US officials stopped short, however, of accusing the Syrians of carrying out either of two recent political killings.
“There are reports that we have been hearing about for some time about Syrian hit lists, targeting key Lebanese public figures of various political and religious persuasion, for assassination,” White House spokesman Scott McClellan said yesterday.
A Syrian official denied the allegations of intelligence agents in Lebanon as “non-objective and untrue.”
“All Syrian troops, of all their different divisions, have withdrawn from Lebanon, and this was verified by the United Nations,” Information Minister Mahdi Dakhlallah told Syria’s official SANA news agency. “Lebanon is an independent and sovereign state, and it alone specifies its relations with other countries.”
The Bush administration offered no specifics, but said Syria has continued a pattern of intimidation born of nearly two decades of de facto political and military control in Lebanon. The salvo appeared aimed at asserting international disapproval of Syrian influence as Lebanese elections continue this weekend.
“We do see a pattern of the use of threat and violence to create an atmosphere of intimidation inside Lebanon,” State Department spokesman Sean McCormack said. “And we believe that that pattern of threat and intimidation is designed to try to influence the Lebanese people, as they continue their voting.”
Syria’s ambassador to the United Nations accused Washington of a smear campaign and repeated his country’s contention that all its forces left Lebanon weeks ago, in compliance with a UN demand.
Lebanese are voting in phased parliamentary elections this month that the anti-Syrian opposition hopes will end Damascus’ control of the legislature.
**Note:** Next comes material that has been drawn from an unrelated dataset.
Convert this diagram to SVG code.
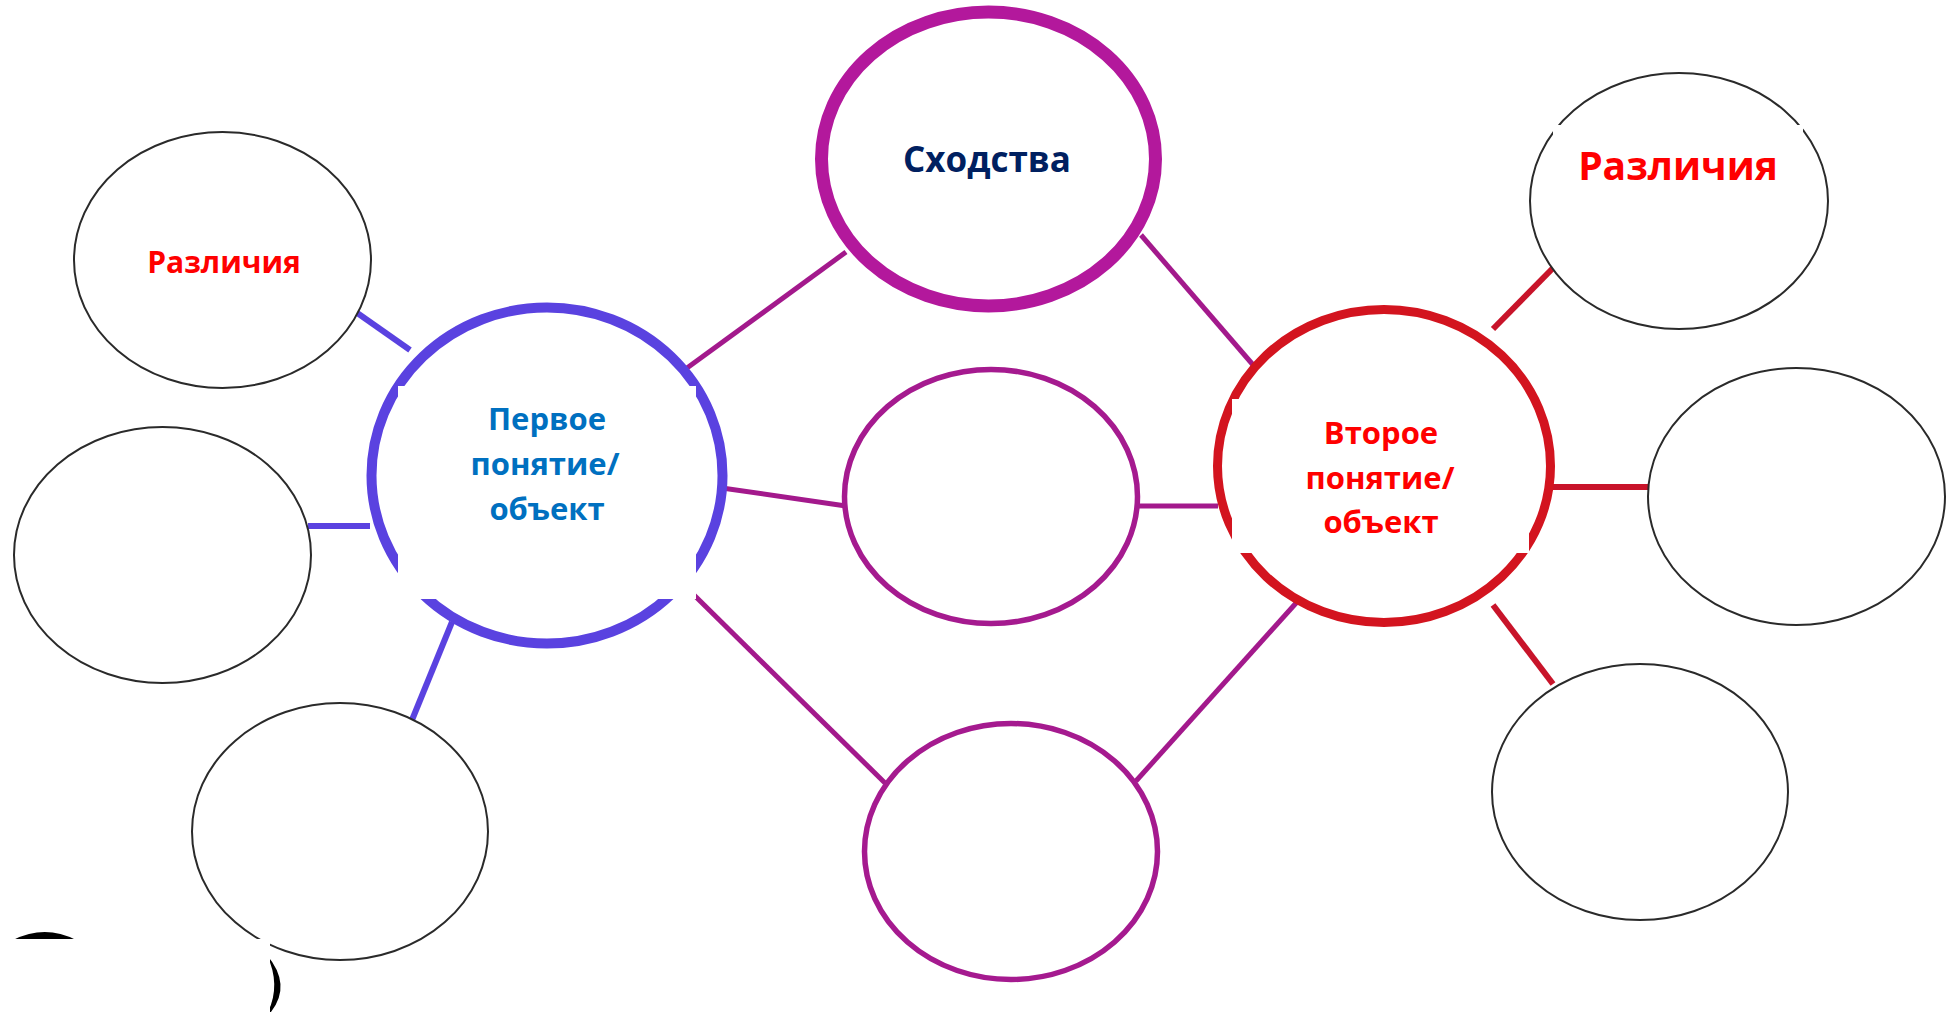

Politicians opposed to Syrian influence won big in the first phase in Lebanon’s capital, Beirut, but Syrian-allied Hezbollah won in the second round in southern Lebanon. The process runs for another two Sundays.
UN Secretary-General Kofi Annan is sending inspectors back to Lebanon to check reports that Syrian intelligence officials may still be operating in the country, a UN official said Friday.
A UN team monitoring Syria’s compliance on May 23 said all locations formerly used by Syria’s military intelligence apparatus were empty and concluded that “no Syrian military intelligence personnel remain in Lebanon in known locations or in military uniform.”